Как и все эпохи, наша ищет свое лицо. Оставаясь естественными и искренними, мы совершаем революции, даже к этому не стремясь.
Женщина 1925 года, с надвинутой до глаз шляпкой, в каком-то смысле приближается к силуэтам машин, которые тогда были идолами, царившими и в музыке, и в меблировке. Женщина-робот в наши дни нас пугает. Европа, лицом к лицу с непросвещенным или враждебным миром, осознает себя, свои традиции и культуру. Мода снова становится глубоко западной, и если допускает экзотику, то только отдаленными намеками, уже прошедшими сквозь сито других эпох.
В столь мрачную эпоху, как наша, где роскошь состоит из пушек и четырехмоторных самолетов, наша мода требует защиты пядь за пядью. Я не пытаюсь скрыть, что она идет против кажущегося движения всего мира, но понимаю несколько главных моментов.

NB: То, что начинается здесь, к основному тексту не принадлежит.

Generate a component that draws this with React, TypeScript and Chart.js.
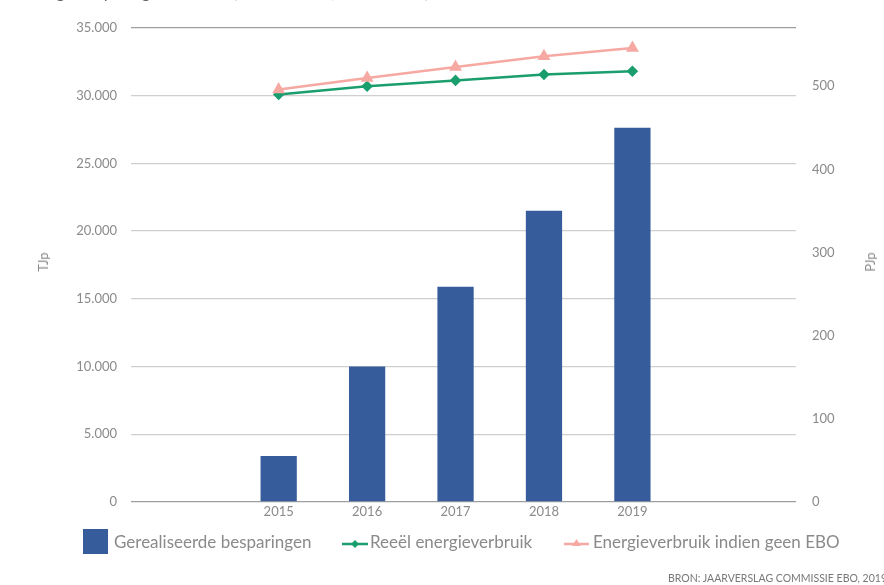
import React, { useEffect, useRef } from "react";
import { Chart, registerables } from "chart.js";

Chart.register(...registerables);

const years = [2015, 2016, 2017, 2018, 2019];
const savingsTJ = [3400, 10000, 15900, 21500, 27630];
const actualPJ = [490, 500, 507, 514, 518];
const noEboPJ = [496, 510, 523, 536, 546];
const leftTicks = [0, 5000, 10000, 15000, 20000, 25000, 30000, 35000];
const rightTicks = [0, 100, 200, 300, 400, 500];
const legendLabels = ["Gerealiseerde besparingen", "Reeël energieverbruik", "Energieverbruik indien geen EBO"];
const leftTitle = "TJp";
const rightTitle = "PJp";
const sourceText = "BRON: JAARVERSLAG COMMISSIE EBO, 2019";
const titleText = "Energiebesparing door EBO (in TJ en in PJ, 2015-2019)";

const BLUE = "#365C9B";
const GREEN = "#1A9E6E";
const PINK = "#F6A9A3";
const TEXT = "#8a8a8a";
const FONT = "Lato, 'Open Sans', sans-serif";

const fmt = (v: number) => String(v).replace(/\B(?=(\d{3})+(?!\d))/g, ".");

export default function App() {
  const ref = useRef<HTMLCanvasElement | null>(null);
  useEffect(() => {
    if (!ref.current) return;
    const chart = new Chart(ref.current, {
      type: "bar",
      data: {
        datasets: [
          {
            type: "line",
            label: legendLabels[2],
            data: years.map((y, i) => ({ x: y, y: noEboPJ[i] })),
            yAxisID: "yR",
            borderColor: PINK,
            backgroundColor: PINK,
            borderWidth: 2.5,
            pointStyle: "triangle",
            pointRadius: 5,
            pointHoverRadius: 5,
            tension: 0,
          } as any,
          {
            type: "line",
            label: legendLabels[1],
            data: years.map((y, i) => ({ x: y, y: actualPJ[i] })),
            yAxisID: "yR",
            borderColor: GREEN,
            backgroundColor: GREEN,
            borderWidth: 2.5,
            pointStyle: "rectRot",
            pointRadius: 4,
            pointHoverRadius: 4,
            tension: 0,
          } as any,
          {
            type: "bar",
            label: legendLabels[0],
            data: years.map((y, i) => ({ x: y, y: savingsTJ[i] })),
            yAxisID: "yL",
            backgroundColor: BLUE,
            categoryPercentage: 1,
            barPercentage: 0.41,
          } as any,
        ],
      },
      options: {
        responsive: false,
        animation: false,
        layout: { padding: { left: 0, right: 0, top: 28, bottom: 0 } },
        plugins: { legend: { display: false }, tooltip: { enabled: false }, title: { display: false } },
        scales: {
          x: {
            type: "linear",
            offset: false,
            min: 2013.33,
            max: 2020.85,
            afterFit: (s: any) => { s.height = 83; },
            afterBuildTicks: (s: any) => { s.ticks = years.map((v) => ({ value: v })); },
            grid: { display: false, drawTicks: false, offset: false },
            border: { display: false },
            ticks: {
              color: TEXT,
              font: { family: FONT, size: 13 },
              padding: 2,
              autoSkip: false,
              maxRotation: 0,
              callback: (v: any) => String(v),
            },
          },
          yL: {
            type: "linear",
            position: "left",
            min: 0,
            max: 35000,
            afterFit: (s: any) => { s.width = 131; },
            afterBuildTicks: (s: any) => { s.ticks = leftTicks.map((v) => ({ value: v })); },
            grid: {
              drawTicks: false,
              lineWidth: 1.3,
              color: (c: any) => (c.tick && (c.tick.value === 0 || c.tick.value === 35000) ? "#9e9e9e" : "#cfcfcf"),
            },
            border: { display: false },
            ticks: {
              color: TEXT,
              font: { family: FONT, size: 13 },
              padding: 14,
              callback: (v: any) => fmt(Number(v)),
            },
          },
          yR: {
            type: "linear",
            position: "right",
            min: 0,
            max: 570,
            afterFit: (s: any) => { s.width = 88; },
            afterBuildTicks: (s: any) => { s.ticks = rightTicks.map((v) => ({ value: v })); },
            grid: { display: false, drawTicks: false },
            border: { display: false },
            ticks: {
              color: TEXT,
              font: { family: FONT, size: 13 },
              padding: 16,
              callback: (v: any) => String(v),
            },
          },
        },
      } as any,
    });
    return () => chart.destroy();
  }, []);

  const legendText: React.CSSProperties = {
    position: "absolute",
    top: 532,
    fontFamily: FONT,
    fontSize: 17,
    color: TEXT,
    lineHeight: "20px",
    whiteSpace: "nowrap",
  };

  return (
    <div style={{ position: "fixed", left: 0, top: 0, width: 884, height: 585, overflow: "hidden", background: "#fff" }}>
      <canvas ref={ref} width={884} height={585} style={{ display: "block", position: "absolute", left: 0, top: 0 }} />
      <div style={{ position: "absolute", left: 22, top: -18, fontFamily: FONT, fontSize: 17, lineHeight: "20px", color: "#666", whiteSpace: "nowrap" }}>{titleText}</div>
      <div style={{ position: "absolute", left: 43, top: 262, transform: "translate(-50%,-50%) rotate(-90deg)", fontFamily: FONT, fontSize: 13, color: TEXT, whiteSpace: "nowrap" }}>{leftTitle}</div>
      <div style={{ position: "absolute", left: 870, top: 262, transform: "translate(-50%,-50%) rotate(-90deg)", fontFamily: FONT, fontSize: 13, color: TEXT, whiteSpace: "nowrap" }}>{rightTitle}</div>
      <div style={{ position: "absolute", left: 83, top: 529, width: 25, height: 25, background: BLUE }} />
      <div style={{ ...legendText, left: 114 }}>{legendLabels[0]}</div>
      <svg style={{ position: "absolute", left: 340, top: 537 }} width={30} height={14}>
        <line x1={2} y1={7} x2={28} y2={7} stroke={GREEN} strokeWidth={2.5} />
        <polygon points="15,3 19,7 15,11 11,7" fill={GREEN} />
      </svg>
      <div style={{ ...legendText, left: 370 }}>{legendLabels[1]}</div>
      <svg style={{ position: "absolute", left: 563, top: 537 }} width={28} height={14}>
        <line x1={1} y1={7} x2={26} y2={7} stroke={PINK} strokeWidth={2.5} />
        <polygon points="13.5,2 18,9 9,9" fill={PINK} />
      </svg>
      <div style={{ ...legendText, left: 593 }}>{legendLabels[2]}</div>
      <div style={{ position: "absolute", left: 668, top: 571, fontFamily: FONT, fontSize: 10.5, color: "#777", whiteSpace: "nowrap", lineHeight: "14px" }}>{sourceText}</div>
    </div>
  );
}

Считается роскошью все, что выходит за рамки стремления «просто прикрыться, прокормить себя или найти себе приют». Само существование нашей цивилизация является роскошью, и мы ее защищаем.
Кристиан Диор, 1947
«В данный момент больше ничего нельзя сделать». Я хочу опровергнуть эту фразу, приводящую в уныние. Я отказался принимать, что заранее побежден, и считаю, что во все времена, если хочешь создать что-нибудь ценное, работай и создавай. Часто случаются моменты, когда человек, подхваченный ходом своего века, чтобы выразить себя, должен повернуться против него. Я рассматриваю занятие моей профессией как своего рода борьбу против посредственности и развращенности.
Все имеет тенденцию исчезать. Наш долг не уступать этому, подавать пример и несмотря ни на что создавать!